An axe-wielding man attacked passengers on a German train last night (July 18). Authorities later identified the attacker as a 17-year-old Afghan refugee, who fled to Germany as an unaccompanied minor two years ago.
A hand-painted ISIL flag has been found among the teenager’s belongings in his room in the town of Ochsenfurt, where he was staying with a foster family. The details of the attacks could not have come at a worse time as millions of refugees try to integrate inside Germany and elsewhere.
A week ago, Pew Research explicitly asked a representative sample of Europeans respondents whether the recent surge of refugees increases the likelihood of terrorism in their country. Sixty-one percent of Germans linked the increasing numbers of refugees to an increased risk of terrorism.
This attack will only heighten tensions. Already, Pegida—a German anti-Islam street group—announced it has founded a new political party, which will be called the Popular Party for Freedom and Direct Democracy and will team with the far-right Alternative for Germany in next year’s elections.
Last summer, at the height of the European refugee crisis, when polling company YouGov asked Europeans how they felt about the influx of refugees, 57% of Germans said there were afraid. Germany went on to accept a million asylum-seekers in 2015—more than the US has in the past 10 years. Germany was later rocked by accusations of a mass sexual assault by Arab men on New Year’s Eve.
The backlash against refugees may be worse, even, than what followed the deadly Paris attacks last November.
After those, Poland announced it would refuse to take the small number of resettled asylum-seekers it had promised to house under the EU’s quota system. The US House of Representative passed a measure that would make it even harder for refugees from Syria and Iraq to enter the US.
In short, the attacks were used to justify the policies of those who feared the dramatic influx of refugees.

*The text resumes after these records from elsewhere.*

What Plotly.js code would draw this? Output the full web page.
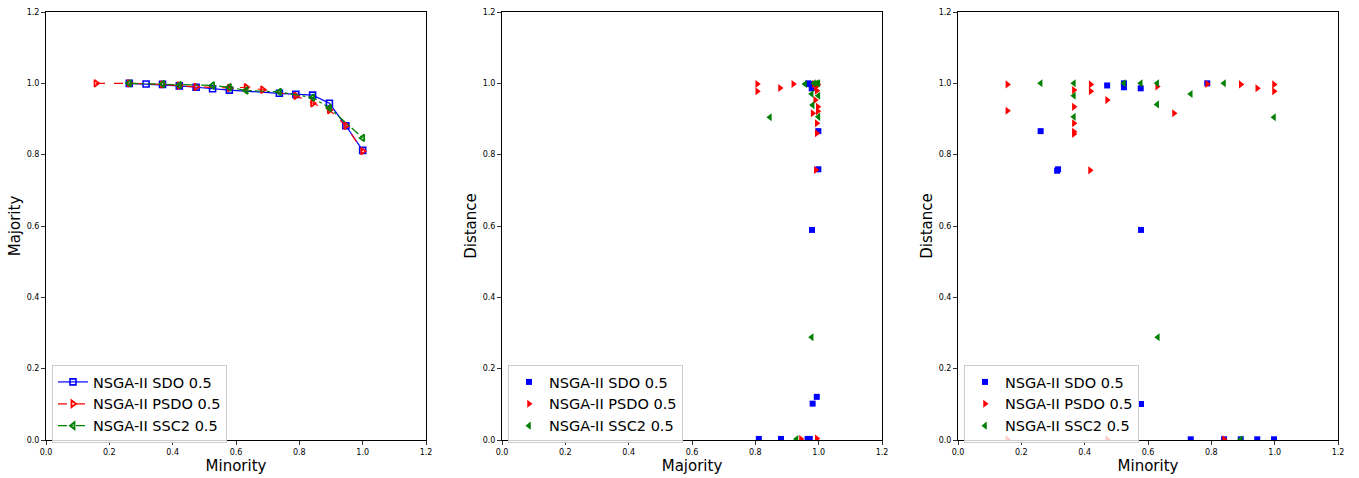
<!DOCTYPE html>
<html>
<head>
<meta charset="utf-8">
<script src="https://cdn.plot.ly/plotly-3.0.1.min.js"></script>
<style>html,body{margin:0;padding:0;background:#fff;}#chart{width:1359px;height:478px;}</style>
</head>
<body>
<div id="chart"></div>
<script>
// ---- Panel 1: Minority vs Majority (lines) ----
const p1_sdo_min = [0.263,0.316,0.368,0.421,0.474,0.526,0.579,0.737,0.789,0.842,0.895,0.947,1.0];
const p1_sdo_maj = [1.0,0.998,0.997,0.993,0.989,0.985,0.981,0.972,0.969,0.967,0.944,0.881,0.812];
const p1_psdo_min = [0.158,0.263,0.368,0.421,0.474,0.579,0.632,0.684,0.789,0.842,0.895,0.947,1.0];
const p1_psdo_maj = [1.0,1.0,0.997,0.994,0.990,0.987,0.989,0.982,0.965,0.944,0.925,0.881,0.810];
const p1_ssc2_min = [0.263,0.368,0.421,0.526,0.579,0.632,0.737,0.842,0.895,1.0];
const p1_ssc2_maj = [1.0,0.998,0.995,0.994,0.989,0.980,0.976,0.960,0.931,0.847];

// ---- Panel 2: Majority vs Distance ----
const p2_sdo_maj = [0.967,0.970,0.986,0.978,0.999,0.999,0.979,0.994,0.981,0.811,0.881,0.965,0.972];
const p2_sdo_dist = [1.0,0.998,0.997,0.986,0.866,0.759,0.589,0.121,0.102,0.003,0.003,0.003,0.003];
const p2_psdo_maj = [0.806,0.806,0.878,0.920,0.985,0.997,0.990,0.994,0.989,0.997,0.981,0.997,0.994,0.994,0.991,0.944,0.994];
const p2_psdo_dist = [0.998,0.978,0.987,0.998,0.998,0.997,0.990,0.979,0.953,0.934,0.916,0.922,0.888,0.860,0.757,0.003,0.004];
const p2_ssc2_maj = [0.957,0.985,0.994,0.999,0.978,0.999,0.981,0.999,0.846,0.978,0.930];
const p2_ssc2_dist = [0.998,1.0,1.0,1.0,0.970,0.965,0.939,0.906,0.905,0.288,0.003];

// ---- Panel 3: Minority vs Distance ----
const p3_sdo_min = [0.471,0.524,0.524,0.577,0.787,0.261,0.316,0.313,0.578,0.578,0.735,0.840,0.893,0.945,0.998];
const p3_sdo_dist = [0.994,1.0,0.989,0.986,1.0,0.866,0.759,0.755,0.589,0.101,0.002,0.002,0.002,0.002,0.002];
const p3_psdo_min = [0.156,0.156,0.366,0.366,0.366,0.366,0.366,0.419,0.419,0.417,0.471,0.629,0.682,0.787,0.893,0.945,0.998,0.998,0.156,0.471,0.840];
const p3_psdo_dist = [0.997,0.923,0.981,0.934,0.888,0.864,0.858,0.997,0.978,0.756,0.953,0.991,0.916,0.998,0.997,0.986,0.997,0.978,0.002,0.002,0.002];
const p3_ssc2_min = [0.261,0.366,0.366,0.366,0.524,0.577,0.629,0.629,0.735,0.840,0.998,0.631,0.893];
const p3_ssc2_dist = [1.0,1.0,0.965,0.906,1.0,1.0,1.0,0.941,0.970,1.0,0.905,0.288,0.002];

const names = ["NSGA-II SDO 0.5","NSGA-II PSDO 0.5","NSGA-II SSC2 0.5"];
const BLUE = "#0000ff", RED = "#ff0000", GREEN = "#008000";

const traces = [
  {x:p1_sdo_min, y:p1_sdo_maj, name:names[0], mode:"lines+markers", xaxis:"x", yaxis:"y", legend:"legend",
   line:{color:BLUE,width:1.2,dash:"solid"}, marker:{symbol:"square-open",size:6,color:BLUE,line:{width:1.6,color:BLUE}}},
  {x:p1_psdo_min, y:p1_psdo_maj, name:names[1], mode:"lines+markers", xaxis:"x", yaxis:"y", legend:"legend",
   line:{color:RED,width:1.2,dash:"dash"}, marker:{symbol:"triangle-right-open",size:6,color:RED,line:{width:1.8,color:RED}}},
  {x:p1_ssc2_min, y:p1_ssc2_maj, name:names[2], mode:"lines+markers", xaxis:"x", yaxis:"y", legend:"legend",
   line:{color:GREEN,width:1.2,dash:"dashdot"}, marker:{symbol:"triangle-left-open",size:6,color:GREEN,line:{width:1.8,color:GREEN}}},

  {x:p2_sdo_maj, y:p2_sdo_dist, name:names[0], mode:"markers", xaxis:"x2", yaxis:"y2", legend:"legend2",
   marker:{symbol:"square",size:6,color:BLUE}},
  {x:p2_psdo_maj, y:p2_psdo_dist, name:names[1], mode:"markers", xaxis:"x2", yaxis:"y2", legend:"legend2",
   marker:{symbol:"triangle-right",size:7,color:RED}},
  {x:p2_ssc2_maj, y:p2_ssc2_dist, name:names[2], mode:"markers", xaxis:"x2", yaxis:"y2", legend:"legend2",
   marker:{symbol:"triangle-left",size:7,color:GREEN}},

  {x:p3_sdo_min, y:p3_sdo_dist, name:names[0], mode:"markers", xaxis:"x3", yaxis:"y3", legend:"legend3",
   marker:{symbol:"square",size:6,color:BLUE}},
  {x:p3_psdo_min, y:p3_psdo_dist, name:names[1], mode:"markers", xaxis:"x3", yaxis:"y3", legend:"legend3",
   marker:{symbol:"triangle-right",size:7,color:RED}},
  {x:p3_ssc2_min, y:p3_ssc2_dist, name:names[2], mode:"markers", xaxis:"x3", yaxis:"y3", legend:"legend3",
   marker:{symbol:"triangle-left",size:7,color:GREEN}}
];

const W = 1359, H = 478;
const yDom = [(H-440)/H, (H-12)/H];
function xd(a,b){return [a/W, b/W];}
function ax(title, dom, anchor, standoff){
  return {domain:dom, anchor:anchor, range:[0,1.2], dtick:0.2, tick0:0, tickformat:".1f",
    showgrid:false, zeroline:false, showline:true, mirror:true, linecolor:"#000", linewidth:1,
    ticks:"outside", ticklen:4, tickwidth:0.8, tickcolor:"#000",
    tickfont:{family:"DejaVu Sans", size:8, color:"#000"},
    title:{text:title, font:{family:"DejaVu Sans", size:15, color:"#000"}, standoff:standoff}};
}
function leg(x){
  return {x:x, y:(H-365)/H, xanchor:"left", yanchor:"top", xref:"paper", yref:"paper",
    bgcolor:"rgba(255,255,255,0.8)", bordercolor:"#cccccc", borderwidth:1,
    font:{family:"DejaVu Sans", size:14.5, color:"#000"}, tracegroupgap:0, itemwidth:30};
}

const layout = {
  width:W, height:H, margin:{l:0,r:0,t:0,b:0},
  paper_bgcolor:"#fff", plot_bgcolor:"#fff", showlegend:true,
  xaxis:ax("Minority", xd(46,426), "y", 2),
  yaxis:ax("Majority", yDom, "x", 2),
  xaxis2:ax("Majority", xd(502,882), "y2", 2),
  yaxis2:ax("Distance", yDom, "x2", 2),
  xaxis3:ax("Minority", xd(958,1338), "y3", 2),
  yaxis3:ax("Distance", yDom, "x3", 2),
  legend:leg(52/W), legend2:leg(508/W), legend3:leg(964/W)
};

Plotly.newPlot("chart", traces, layout, {staticPlot:true, displayModeBar:false});
</script>
</body>
</html>
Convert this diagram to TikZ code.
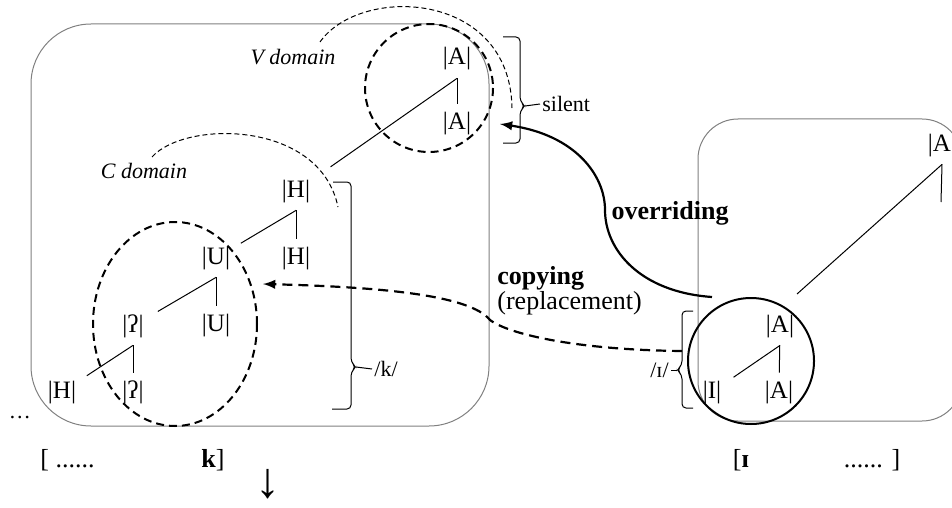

The age and status of the German attacker comes as a blow to campaigners across Europe who called on governments to do more for child refugees, particularly the ones who make the dangerous journey to Europe unaccompanied.
In the UK, the government initially resisted attempts to resettle 3,000 unaccompanied child refugees who had already made their way to Europe (though it agreed to take child refugees from refugee camps in the Middle East). After a huge backlash and increasing pressure, the government relented and agreed to rehome an unspecified number of lone child refugees in Europe.
Tommy Robinson, the former leader of the English Defence league, an anti-Islamic street movement, was quick to criticize the government’s change in policy. In a series of tweets, Robinson had slammed British politicians such as Yvette Cooper, who had heavily criticized the government for initially refusing to allow 3,000 stranded child refugees enter the UK.